Kamis, 26 Januari 2012

Thursday: Challenge Update

THE DO LIFE CHALLENGE

*An Update on Week Four*

January 22 - 28













So in the spirit of *Week Four Teamwork* I enlisted a friend to give me some of their personal January goals:

1. Drink more water.
2. Drink less soda.
3. Rely less on prepared food/cook more.
4. Read more.
5. Eat better.

My friend says that water consumption is up and soda consumption is down!  BUT all other goals have not been great.  I understand though, it is tough to do in one week's time.  I know from experience that setting goals like these is really awesome but follow through can be tricky.

And of course my goals:

1. Exercise 4 to 5 times per week.
2. Cook at least 3 healthful meals.
3. Read at least one GRE/Grad school book.
4. Juice 6 out of 7 days.
5. Choose something to accomplish on my official TO-DO list.

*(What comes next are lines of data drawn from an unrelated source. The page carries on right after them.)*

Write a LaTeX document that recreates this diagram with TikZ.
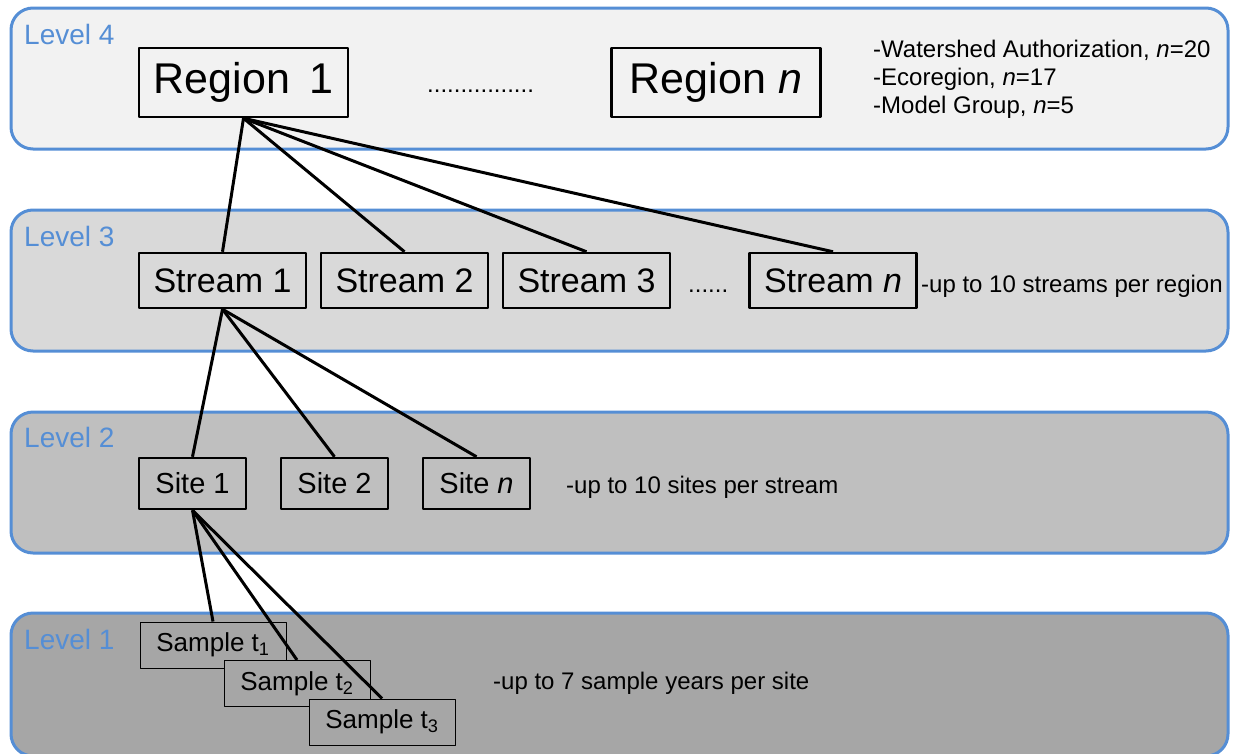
\documentclass[tikz,border=0pt]{standalone}
\usepackage{fontspec}
\setmainfont{Liberation Sans}
\usetikzlibrary{positioning}
\definecolor{lvlblue}{RGB}{85,142,213}
\definecolor{lvfour}{RGB}{242,242,242}
\definecolor{lvthree}{RGB}{217,217,217}
\definecolor{lvtwo}{RGB}{191,191,191}
\definecolor{lvone}{RGB}{166,166,166}

\begin{document}
\begin{tikzpicture}[x=1pt, y=-1pt, line join=round]
\tikzset{
  lvl/.style={draw=lvlblue, line width=3pt, rounded corners=22pt},
  lbl/.style={anchor=base west, inner sep=0pt, text=lvlblue, font=\fontsize{28}{32}\selectfont},
  note/.style={anchor=base west, inner sep=0pt, align=left, font=\fontsize{24}{28}\selectfont},
  box/.style={draw, line width=2.5pt, inner sep=0pt},
  region/.style={box, minimum width=209pt, minimum height=69pt, font=\fontsize{43}{48}\selectfont},
  strm/.style={box, minimum width=167pt, minimum height=55pt, font=\fontsize{34}{40}\selectfont},
  site/.style={box, minimum width=107pt, minimum height=51pt, font=\fontsize{29}{34}\selectfont},
  smp/.style={draw, line width=1pt, fill=lvone, inner sep=0pt, minimum width=146pt, minimum height=46pt, font=\fontsize{26}{30}\selectfont},
  link/.style={line width=3pt}
}
\clip (0,0) rectangle (1235,753);
% level bands
\draw[lvl, fill=lvfour] (11,8) rectangle (1228,149);
\draw[lvl, fill=lvthree] (11,210) rectangle (1228,351);
\draw[lvl, fill=lvtwo] (11,412) rectangle (1228,553);
\draw[lvl, fill=lvone] (11,613) rectangle (1228,756);
\node[lbl] (l4) at (24,44) {Level 4};
\node[lbl] (l3) at (24,246) {Level 3};
\node[lbl] (l2) at (24,447) {Level 2};
\node[lbl] (l1) at (24,649) {Level 1};

% level 4
\node[region] (r1) at (243.5,82.5) {Region\hspace{.45em}1};
\node[note] (rdots) at (427,92) {................};
\node[region] (rn) at (716,82.5) {Region \textit{n}};
\node[note] (rtxt) at (873,113) {-Watershed Authorization, \textit{n}=20\\-Ecoregion, \textit{n}=17\\-Model Group, \textit{n}=5};

% level 3
\node[strm] (s1) at (222.5,280.5) {Stream 1};
\node[strm, right=12.5pt of s1] (s2) {Stream 2};
\node[strm, right=12.5pt of s2] (s3) {Stream 3};
\node[note] (sdots) at (688,292) {......};
\node[strm] (sn) at (833,280.5) {Stream \textit{n}};
\node[note] (stxt) at (921,292) {-up to 10 streams per region};

% level 2
\node[site] (t1) at (192.5,483.5) {Site 1};
\node[site, right=32.5pt of t1] (t2) {Site 2};
\node[site, right=32.5pt of t2] (tn) {Site \textit{n}};
\node[note] (ttxt) at (566,493) {-up to 10 sites per stream};

% level 1
\node[smp] (p1) at (213,645) {Sample t\textsubscript{1}};
\node[smp] (p2) at (297,683.5) {Sample t\textsubscript{2}};
\node[smp] (p3) at (382,722) {Sample t\textsubscript{3}};
\node[note] (ptxt) at (493,689) {-up to 7 sample years per site};

% links
\foreach \s in {s1,s2,s3,sn}
  \draw[link] (r1.south) -- (\s.north);
\foreach \t in {t1,t2,tn}
  \draw[link] (s1.south) -- (\t.north);
\foreach \p in {p1,p2,p3}
  \draw[link] (t1.south) -- (\p.north);
\end{tikzpicture}
\end{document}
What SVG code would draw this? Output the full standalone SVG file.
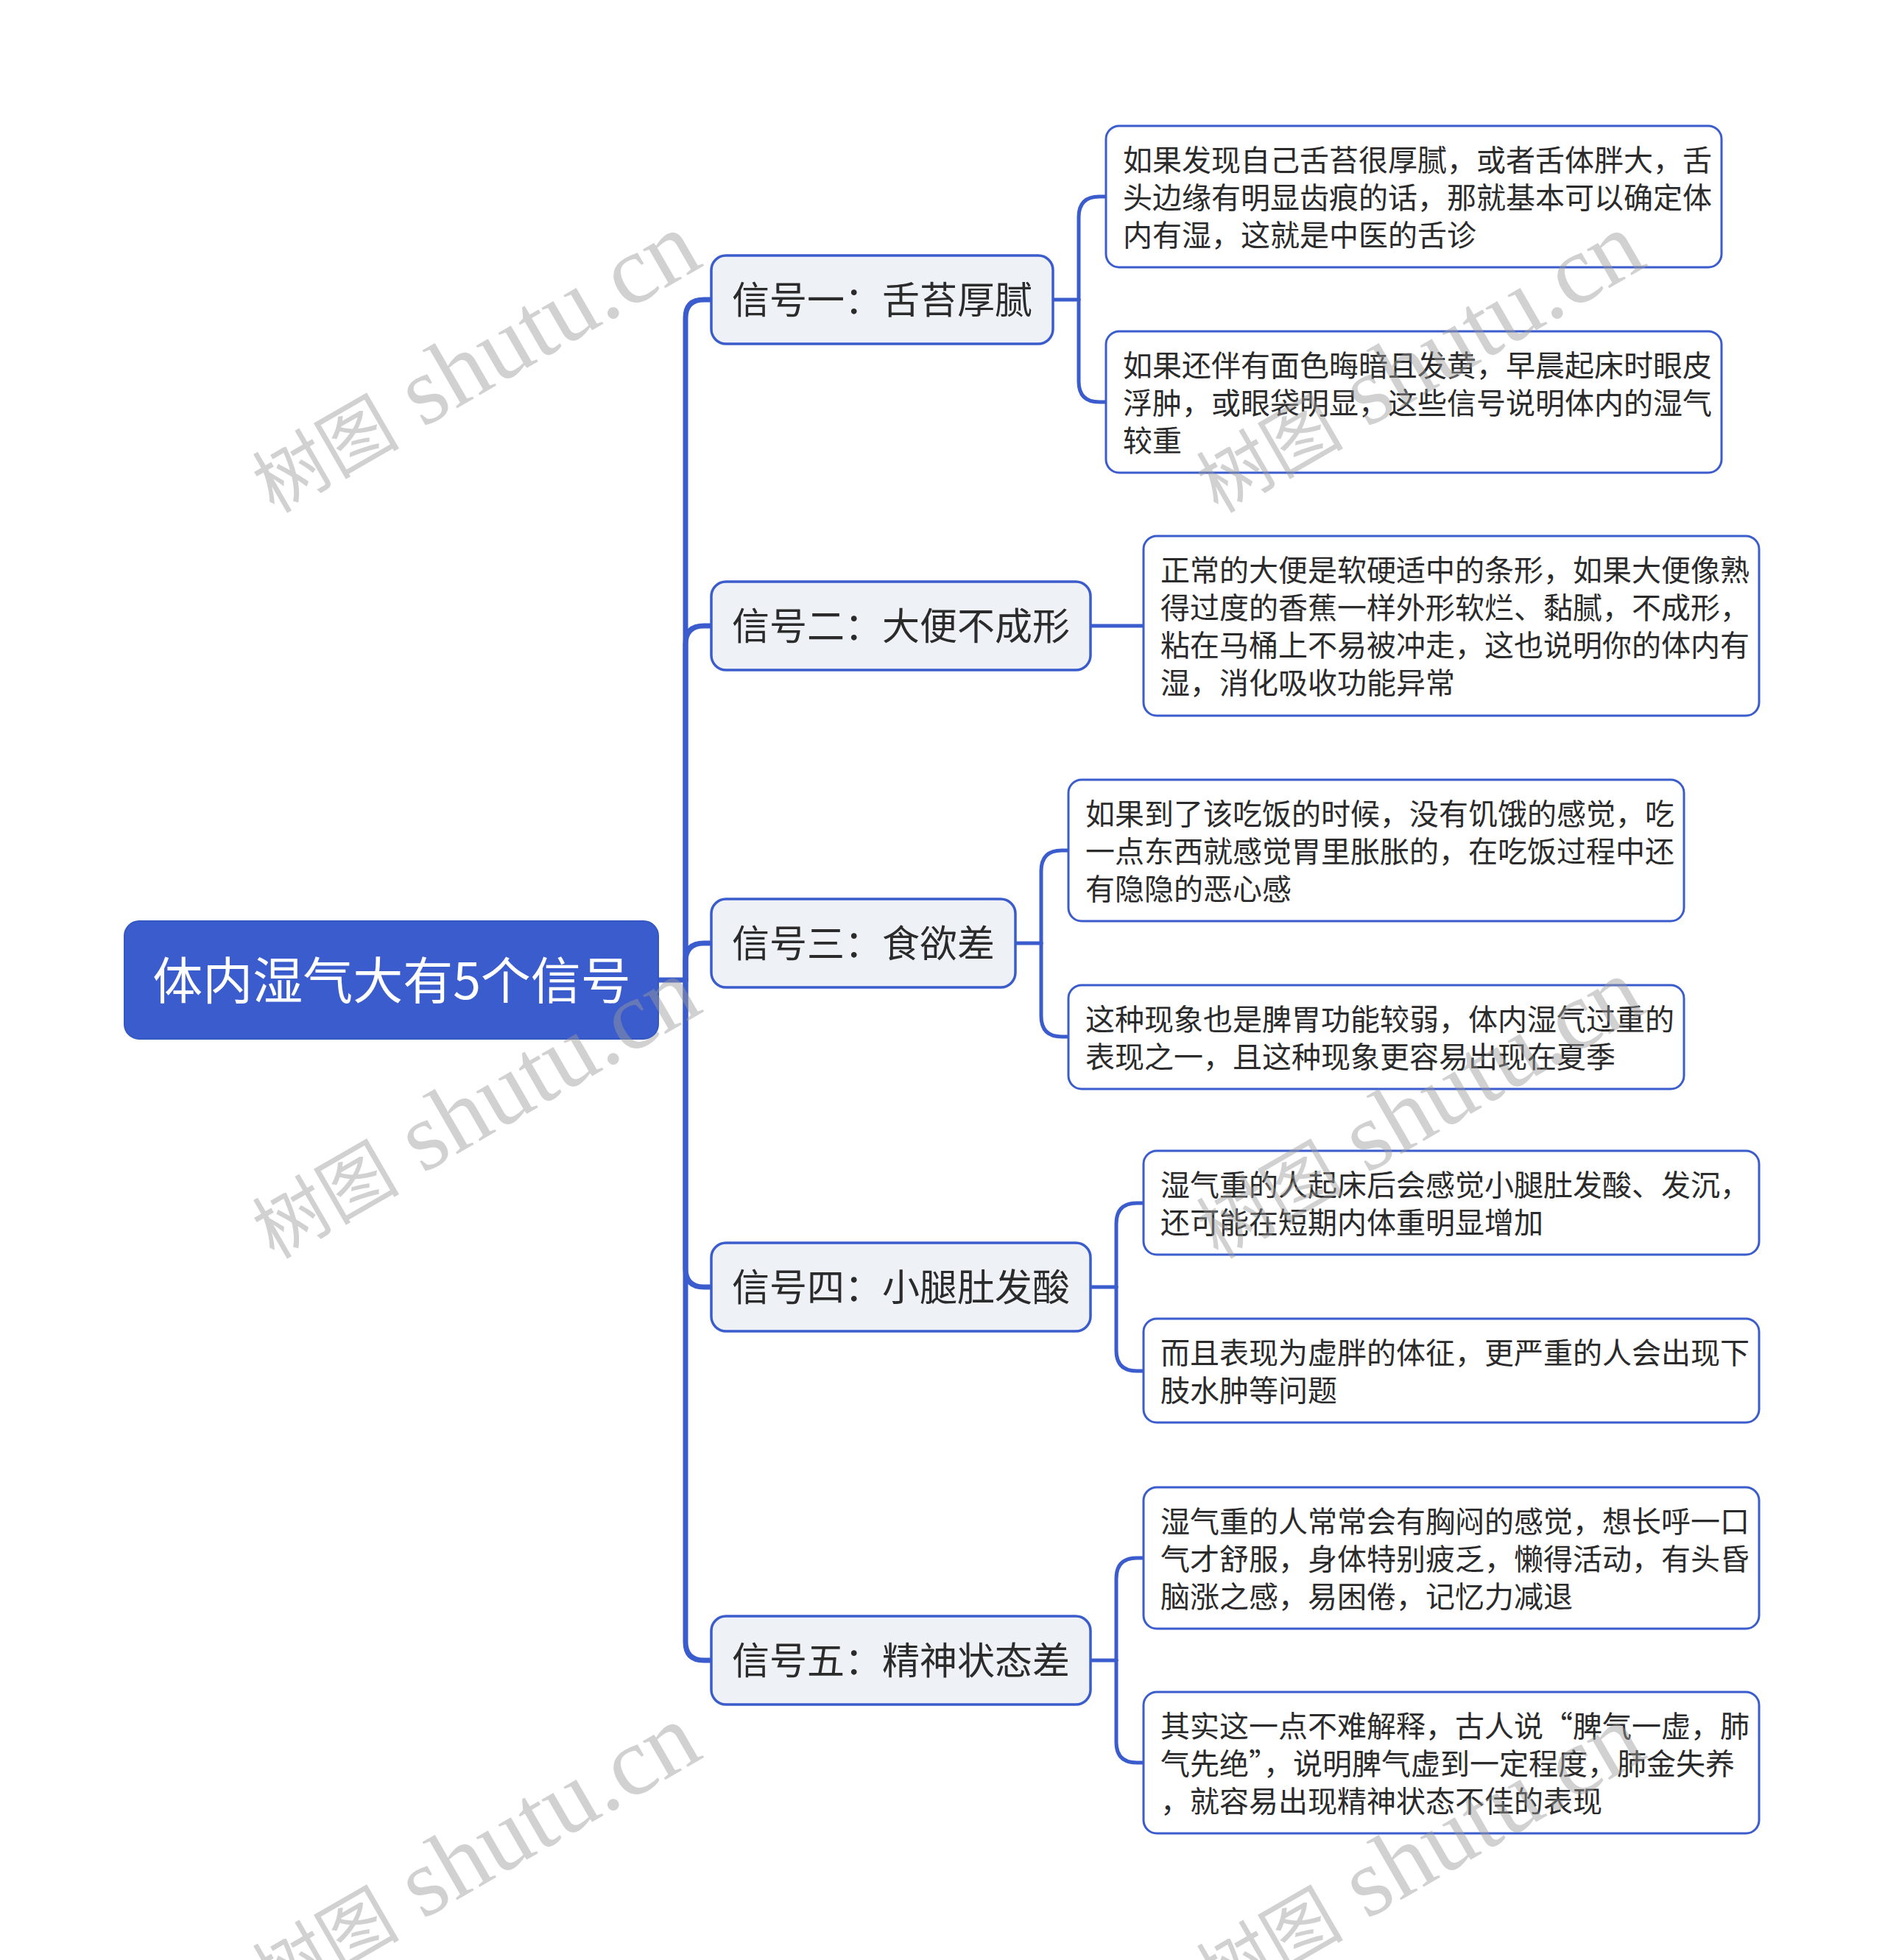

And push-up count this week.

The plain truth is, I have ignored my goals this week pretty much completely.  I did accomplish some good stuff on my to-do list by accident but beyond that I have been "existing" best as I can.

This has been my last week with Violet.  I start my new day job on Monday. 

I have been down, depressed and pretty out-there all week long.  I haven't taken my health seriously and I have had multiple emotional freak-outs.  I am nervous and worried about my little Violet and new job and I cannot sleep or eat well. 

I am essentially going to pay a homecare sitter to watch my child while I am at work.  Forget about enrolling her in a preschool or legitimate daycare facility, those are so beyond my means it is laughable.  A huge chunk of my pay (almost half) will go towards her care... which makes me wonder: why am I paying someone else to raise my child?

How do other women do this?  How can anyone leave their baby like that?  How do working mothers do this!?

What if she forgets about me or grows to love the sitter (and her house/children/routine) more than me?  Will I miss out on precious time I can never recover?  Am I choosing work over her?  Is it worth the commute and gas money and lower salary?

I separated from Violet's daddy some months ago, so right now we divide her time between us.  I have her during each weekday and he has her in the evenings and then, we split up the weekends.  That means when I start this new day job, we will both be seeing her WAY LESS.  It is making us both even more crazy than we were to begin with!

I don't know.  All of this terrifies the bejesus out of me.  Plus I am scared about being cool as a new employee.  I don't know how to behave in a professional environment anymore.  I don't know if I have nice enough clothes.  I don't know how to use the computer applications like I used to.  I feel like I am way the hell out of my league here.

I am pretty much losing my shit right now.  Yikes!!!  I need to chill out more than I have ever needed to before in my life.